(PHILADELPHIA) -- Jennifer Riordan, a bank executive, community leader and mother of two, died Tuesday when her Southwest Airlines flight blew an engine in midair and its debris smashed a cabin window.
Riordan of Albuquerque, New Mexico, was among 144 passengers and five crew members on board when the Boeing 737 suffered an engine failure some 20 minutes after takeoff from New York’s LaGuardia International Airport, while en route to Dallas Love Field Airport, according to authorities.
Two passengers managed to pull Riordan back inside when she was partially sucked out of the shattered window, according to witnesses. She was given CPR while the pilot was forced to make an emergency landing at Philadelphia International Airport.
Riordan was transported to a nearby hospital where she later died, though officials did not immediately confirm a cause of death. She leaves behind a husband, Michael Riordan, as well as two children.
“Jennifer Riordan has passed away as a result of previously reported events on Southwest Airlines flight No. 1380,” her family said in a statement. “Jennifer’s vibrancy, passion and love infused our community and reached across our country. Her impact on everything and everyone she touched can never be fully measured. But foremost, she is the bedrock of our family. She and Mike wrote a love story unlike any other. Her beauty and love is evident through her children.”

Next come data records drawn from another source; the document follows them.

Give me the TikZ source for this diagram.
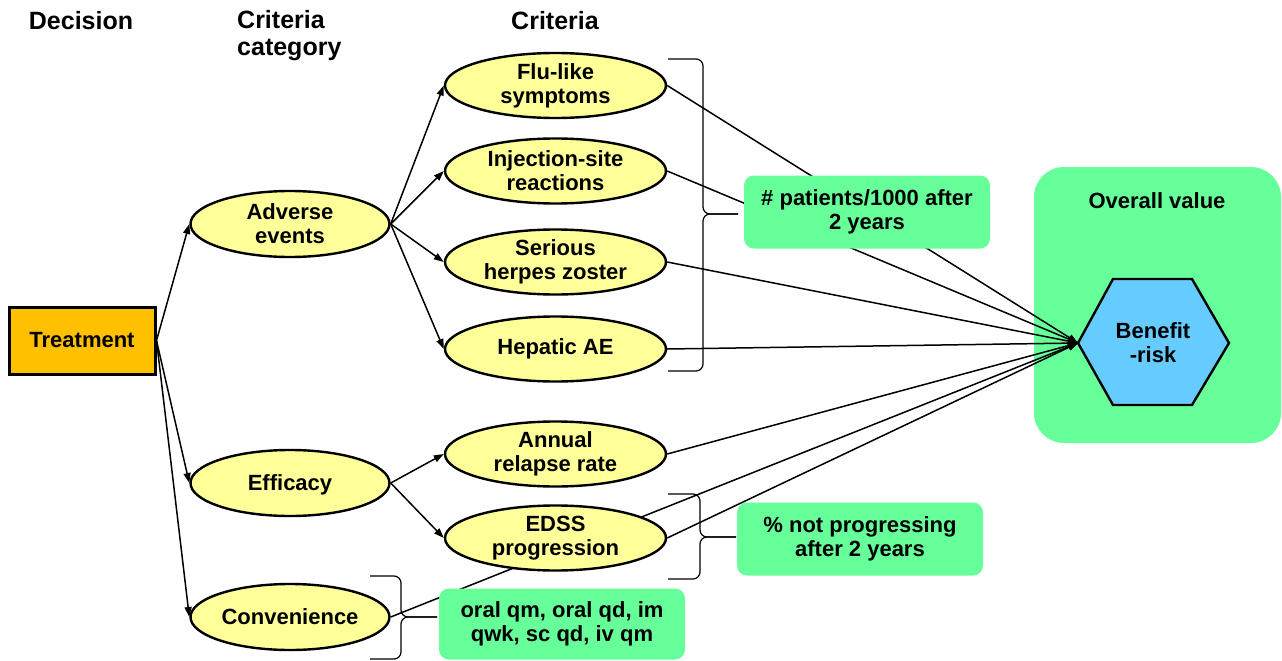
\documentclass[tikz,border=0pt]{standalone}
\usepackage{fontspec}
\setmainfont{Liberation Sans}
\usetikzlibrary{arrows.meta,shapes.geometric}
\definecolor{crityellow}{HTML}{FFFF99}
\definecolor{boxgreen}{HTML}{66FF99}
\definecolor{treatorange}{HTML}{FFC000}
\definecolor{hexblue}{HTML}{66CCFF}
\begin{document}
\begin{tikzpicture}[x=1pt,y=-1pt,
  font=\bfseries\fontsize{22}{24}\selectfont,
  header/.style={font=\bfseries\fontsize{25}{27}\selectfont, inner sep=0pt},
  catnode/.style={ellipse, draw, line width=2.4pt, fill=crityellow, minimum width=199pt, minimum height=66pt, inner sep=0pt, align=center, text depth=-1.5pt},
  critnode/.style={ellipse, draw, line width=2.4pt, fill=crityellow, minimum width=221pt, minimum height=65pt, inner sep=0pt, align=center},
  greenbox/.style={fill=boxgreen, rounded corners=10pt, minimum width=246pt, minimum height=73pt, inner sep=0pt, align=center},
  conn/.style={line width=1.4pt},
  arr/.style={line width=1.5pt, -{Triangle[length=10pt,width=7pt]}},
  bracepath/.style={line width=1.2pt, rounded corners=7pt}]
\useasboundingbox (0,0) rectangle (1282,661);

% headers
\node[header] (hdec) at (81,21) {Decision};
\node[header, anchor=north west, align=left] (hcat) at (237,10) {Criteria\\category};
\node[header] (hcrit) at (555,21) {Criteria};

% overall value background
\node[fill=boxgreen, rounded corners=30pt, minimum width=247pt, minimum height=276pt, inner sep=0pt] (ov) at (1157.5,305) {};
\node (ovt) at (1157,201) {Overall value};

% hexagon
\draw[line width=2.4pt, fill=hexblue] (1078,343) -- (1113,279) -- (1192,279) -- (1229,343) -- (1192,405) -- (1113,405) -- cycle;
\coordinate (hexw) at (1078,343);
\node[align=center] (br) at (1153,343) {Benefit\\-risk};

% node positions
\coordinate (pflu) at (555.5,85.5);
\coordinate (pinj) at (555.5,171);
\coordinate (pser) at (555.5,262);
\coordinate (phep) at (555.5,349);
\coordinate (pann) at (555.5,454);
\coordinate (pedss) at (555.5,538);
\coordinate (pconv) at (290,617);

% connectors to benefit-risk (drawn underneath nodes)
\node[catnode, draw=none, fill=none] (convghost) at (pconv) {};
\node[critnode, draw=none, fill=none] (edssghost) at (pedss) {};
\draw[arr] (convghost.east) -- (hexw);

% criteria category
\node[catnode] (adv) at (290,224) {Adverse\\events};
\node[catnode] (eff) at (290,483) {Efficacy};
\node[catnode] (conv) at (pconv) {Convenience};

% criteria
\node[critnode] (flu) at (pflu) {Flu-like\\symptoms};
\node[critnode] (inj) at (pinj) {Injection-site\\reactions};
\node[critnode] (ser) at (pser) {Serious\\herpes zoster};
\node[critnode] (hep) at (phep) {Hepatic AE};
\node[critnode] (ann) at (pann) {Annual\\relapse rate};

\draw[arr] (flu.east) -- (hexw);
\draw[arr] (inj.east) -- (hexw);
\draw[arr] (ser.east) -- (hexw);
\draw[arr] (hep.east) -- (hexw);
\draw[arr] (ann.east) -- (hexw);
\draw[arr] (edssghost.east) -- (hexw);

\node[critnode] (edss) at (pedss) {EDSS\\progression};

% treatment
\node[draw, line width=3pt, fill=treatorange, minimum width=146pt, minimum height=67pt, inner sep=0pt] (tr) at (82,340.5) {Treatment};

% arrows from treatment
\draw[arr] (tr.east) -- (adv.west);
\draw[arr] (tr.east) -- (eff.west);
\draw[arr] (tr.east) -- (conv.west);

% arrows from categories
\draw[arr] (adv.east) -- (flu.west);
\draw[arr] (adv.east) -- (inj.west);
\draw[arr] (adv.east) -- (ser.west);
\draw[arr] (adv.east) -- (hep.west);
\draw[arr] (eff.east) -- (ann.west);
\draw[arr] (eff.east) -- (edss.west);

% green measure boxes
\node[greenbox] (gpat) at (867,212) {\# patients/1000 after\\2 years};
\node[greenbox] (gprog) at (860,539) {\% not progressing\\after 2 years};
\node[greenbox, minimum height=71pt] (gconv) at (562,624) {oral qm, oral qd, im\\qwk, sc qd, iv qm};

% braces
\draw[bracepath] (668,59) -- (703,59) -- (703,214) -- (738,214);
\draw[bracepath] (668,371) -- (703,371) -- (703,214) -- (738,214);
\draw[bracepath] (668,494) -- (700,494) -- (700,537) -- (736,537);
\draw[bracepath] (668,579) -- (700,579) -- (700,537) -- (736,537);
\draw[bracepath] (370,576) -- (401,576) -- (401,617) -- (437,617);
\draw[bracepath] (370,659) -- (401,659) -- (401,617) -- (437,617);
\end{tikzpicture}
\end{document}
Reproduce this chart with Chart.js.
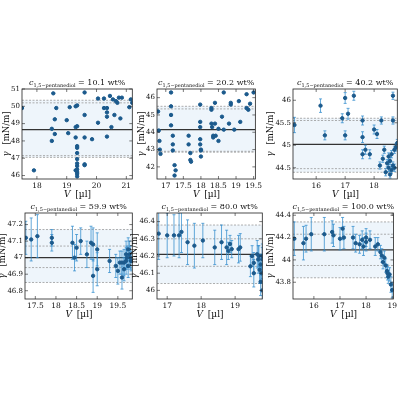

In addition to being a wife and mother, Riordan was vice president of community relations at Wells Fargo in Albuquerque, where she was "loved and respected," according to a company statement.
"The Wells Fargo family is saddened to learn of the death of our friend and colleague Jennifer Riordan – a community relations leader in Albuquerque, New Mexico. She was a well-known leader who was loved and respected," according to the statement.
After graduating from the University of New Mexico, Riordan worked in media relations and marketing at the school’s Health Sciences Center, according to colleagues.
"Jennifer was an amazing community leader, team member, wife and mother," Paul Roth, chancellor for University of New Mexico’s Health Sciences Center, said in a statement posted to Facebook. “Her passion for our community, our students and our future was unwavering. We are committed to carrying on her work to ensure quality education and career opportunities to New Mexico’s youth."
Riordan became a key member of the Albuquerque community through her "leadership and philanthropic efforts," Mayor Tim Keller.
"Albuquerque lost a thoughtful leader who has long been part of the fabric of our community," Keller said in a statement posted on social media. "This is a tremendous and tragic loss for Jennifer’s family and many others throughout our city. Her leadership and philanthropic efforts made this a better place every day and she will be terribly missed."
The National Transportation Safety Board and the Federal Aviation Administration are investigating Tuesday's incident. Boeing said it is providing technical help to the investigation, with which Southwest Airlines is cooperating.